--- START OF Dataset extract ---

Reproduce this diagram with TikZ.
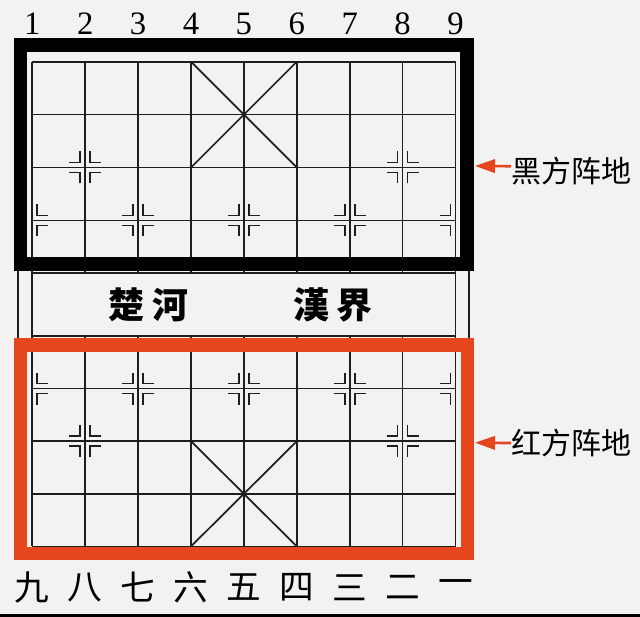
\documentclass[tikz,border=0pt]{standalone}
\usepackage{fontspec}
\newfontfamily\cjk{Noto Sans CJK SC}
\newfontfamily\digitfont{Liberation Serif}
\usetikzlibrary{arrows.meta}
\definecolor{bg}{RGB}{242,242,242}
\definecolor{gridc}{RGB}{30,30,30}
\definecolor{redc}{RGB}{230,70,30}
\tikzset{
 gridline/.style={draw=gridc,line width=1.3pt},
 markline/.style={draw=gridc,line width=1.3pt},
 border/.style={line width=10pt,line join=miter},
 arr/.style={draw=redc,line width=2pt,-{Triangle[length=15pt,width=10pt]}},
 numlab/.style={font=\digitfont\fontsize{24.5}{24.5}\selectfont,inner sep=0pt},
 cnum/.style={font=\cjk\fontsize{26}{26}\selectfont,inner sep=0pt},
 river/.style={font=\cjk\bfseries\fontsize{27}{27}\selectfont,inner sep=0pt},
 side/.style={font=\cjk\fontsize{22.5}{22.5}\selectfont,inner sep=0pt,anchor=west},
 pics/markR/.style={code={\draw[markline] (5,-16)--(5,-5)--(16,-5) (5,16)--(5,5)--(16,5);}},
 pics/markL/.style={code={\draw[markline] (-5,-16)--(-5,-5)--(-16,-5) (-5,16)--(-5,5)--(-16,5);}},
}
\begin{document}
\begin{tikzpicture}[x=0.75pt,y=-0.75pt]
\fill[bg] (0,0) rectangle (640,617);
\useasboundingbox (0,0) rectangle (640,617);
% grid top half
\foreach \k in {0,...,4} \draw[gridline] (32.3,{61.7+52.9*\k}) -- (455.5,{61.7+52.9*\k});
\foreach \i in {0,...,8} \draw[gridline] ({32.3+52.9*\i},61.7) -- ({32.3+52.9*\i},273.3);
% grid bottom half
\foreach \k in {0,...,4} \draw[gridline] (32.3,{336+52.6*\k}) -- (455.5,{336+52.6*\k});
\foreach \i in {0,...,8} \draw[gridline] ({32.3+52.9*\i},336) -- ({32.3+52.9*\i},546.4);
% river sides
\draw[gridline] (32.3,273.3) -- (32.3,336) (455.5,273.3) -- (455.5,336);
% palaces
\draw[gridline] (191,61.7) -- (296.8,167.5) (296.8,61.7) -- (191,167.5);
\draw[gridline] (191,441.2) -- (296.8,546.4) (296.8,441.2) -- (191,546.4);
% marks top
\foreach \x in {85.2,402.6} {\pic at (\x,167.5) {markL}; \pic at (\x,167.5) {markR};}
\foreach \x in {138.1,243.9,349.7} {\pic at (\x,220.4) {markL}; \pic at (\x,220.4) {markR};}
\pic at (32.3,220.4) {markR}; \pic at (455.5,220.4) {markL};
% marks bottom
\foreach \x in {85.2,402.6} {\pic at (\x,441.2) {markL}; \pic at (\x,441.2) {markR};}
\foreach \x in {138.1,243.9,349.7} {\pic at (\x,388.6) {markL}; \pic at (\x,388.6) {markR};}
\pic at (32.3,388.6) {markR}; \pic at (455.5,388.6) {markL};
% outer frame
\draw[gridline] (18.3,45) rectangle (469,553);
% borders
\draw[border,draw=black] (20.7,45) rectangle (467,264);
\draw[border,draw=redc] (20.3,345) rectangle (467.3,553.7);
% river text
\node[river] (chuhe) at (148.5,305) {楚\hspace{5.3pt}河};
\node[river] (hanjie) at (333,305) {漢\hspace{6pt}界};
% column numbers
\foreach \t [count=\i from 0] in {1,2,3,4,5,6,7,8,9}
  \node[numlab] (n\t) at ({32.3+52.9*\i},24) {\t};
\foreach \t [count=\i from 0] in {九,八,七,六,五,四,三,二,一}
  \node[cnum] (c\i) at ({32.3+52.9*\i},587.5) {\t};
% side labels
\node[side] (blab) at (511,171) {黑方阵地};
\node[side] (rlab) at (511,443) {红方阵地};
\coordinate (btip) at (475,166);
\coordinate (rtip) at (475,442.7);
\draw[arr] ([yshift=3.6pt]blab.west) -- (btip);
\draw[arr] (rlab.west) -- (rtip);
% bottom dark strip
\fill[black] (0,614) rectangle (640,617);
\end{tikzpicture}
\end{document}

--- END OF Dataset extract ---

Without the pictures, copy the material exactly as given.

→ Response below
Reproduce this diagram with TikZ.
\documentclass[tikz,border=0pt]{standalone}
\usepackage{fontspec}
\newfontfamily\cjk{Noto Sans CJK SC}
\newfontfamily\digitfont{Liberation Serif}
\usetikzlibrary{arrows.meta}
\definecolor{bg}{RGB}{242,242,242}
\definecolor{gridc}{RGB}{30,30,30}
\definecolor{redc}{RGB}{230,70,30}
\tikzset{
 gridline/.style={draw=gridc,line width=1.3pt},
 markline/.style={draw=gridc,line width=1.3pt},
 border/.style={line width=10pt,line join=miter},
 arr/.style={draw=redc,line width=2pt,-{Triangle[length=15pt,width=10pt]}},
 numlab/.style={font=\digitfont\fontsize{24.5}{24.5}\selectfont,inner sep=0pt},
 cnum/.style={font=\cjk\fontsize{26}{26}\selectfont,inner sep=0pt},
 river/.style={font=\cjk\bfseries\fontsize{27}{27}\selectfont,inner sep=0pt},
 side/.style={font=\cjk\fontsize{22.5}{22.5}\selectfont,inner sep=0pt,anchor=west},
 pics/markR/.style={code={\draw[markline] (5,-16)--(5,-5)--(16,-5) (5,16)--(5,5)--(16,5);}},
 pics/markL/.style={code={\draw[markline] (-5,-16)--(-5,-5)--(-16,-5) (-5,16)--(-5,5)--(-16,5);}},
}
\begin{document}
\begin{tikzpicture}[x=0.75pt,y=-0.75pt]
\fill[bg] (0,0) rectangle (640,617);
\useasboundingbox (0,0) rectangle (640,617);
% grid top half
\foreach \k in {0,...,4} \draw[gridline] (32.3,{61.7+52.9*\k}) -- (455.5,{61.7+52.9*\k});
\foreach \i in {0,...,8} \draw[gridline] ({32.3+52.9*\i},61.7) -- ({32.3+52.9*\i},273.3);
% grid bottom half
\foreach \k in {0,...,4} \draw[gridline] (32.3,{336+52.6*\k}) -- (455.5,{336+52.6*\k});
\foreach \i in {0,...,8} \draw[gridline] ({32.3+52.9*\i},336) -- ({32.3+52.9*\i},546.4);
% river sides
\draw[gridline] (32.3,273.3) -- (32.3,336) (455.5,273.3) -- (455.5,336);
% palaces
\draw[gridline] (191,61.7) -- (296.8,167.5) (296.8,61.7) -- (191,167.5);
\draw[gridline] (191,441.2) -- (296.8,546.4) (296.8,441.2) -- (191,546.4);
% marks top
\foreach \x in {85.2,402.6} {\pic at (\x,167.5) {markL}; \pic at (\x,167.5) {markR};}
\foreach \x in {138.1,243.9,349.7} {\pic at (\x,220.4) {markL}; \pic at (\x,220.4) {markR};}
\pic at (32.3,220.4) {markR}; \pic at (455.5,220.4) {markL};
% marks bottom
\foreach \x in {85.2,402.6} {\pic at (\x,441.2) {markL}; \pic at (\x,441.2) {markR};}
\foreach \x in {138.1,243.9,349.7} {\pic at (\x,388.6) {markL}; \pic at (\x,388.6) {markR};}
\pic at (32.3,388.6) {markR}; \pic at (455.5,388.6) {markL};
% outer frame
\draw[gridline] (18.3,45) rectangle (469,553);
% borders
\draw[border,draw=black] (20.7,45) rectangle (467,264);
\draw[border,draw=redc] (20.3,345) rectangle (467.3,553.7);
% river text
\node[river] (chuhe) at (148.5,305) {楚\hspace{5.3pt}河};
\node[river] (hanjie) at (333,305) {漢\hspace{6pt}界};
% column numbers
\foreach \t [count=\i from 0] in {1,2,3,4,5,6,7,8,9}
  \node[numlab] (n\t) at ({32.3+52.9*\i},24) {\t};
\foreach \t [count=\i from 0] in {九,八,七,六,五,四,三,二,一}
  \node[cnum] (c\i) at ({32.3+52.9*\i},587.5) {\t};
% side labels
\node[side] (blab) at (511,171) {黑方阵地};
\node[side] (rlab) at (511,443) {红方阵地};
\coordinate (btip) at (475,166);
\coordinate (rtip) at (475,442.7);
\draw[arr] ([yshift=3.6pt]blab.west) -- (btip);
\draw[arr] (rlab.west) -- (rtip);
% bottom dark strip
\fill[black] (0,614) rectangle (640,617);
\end{tikzpicture}
\end{document}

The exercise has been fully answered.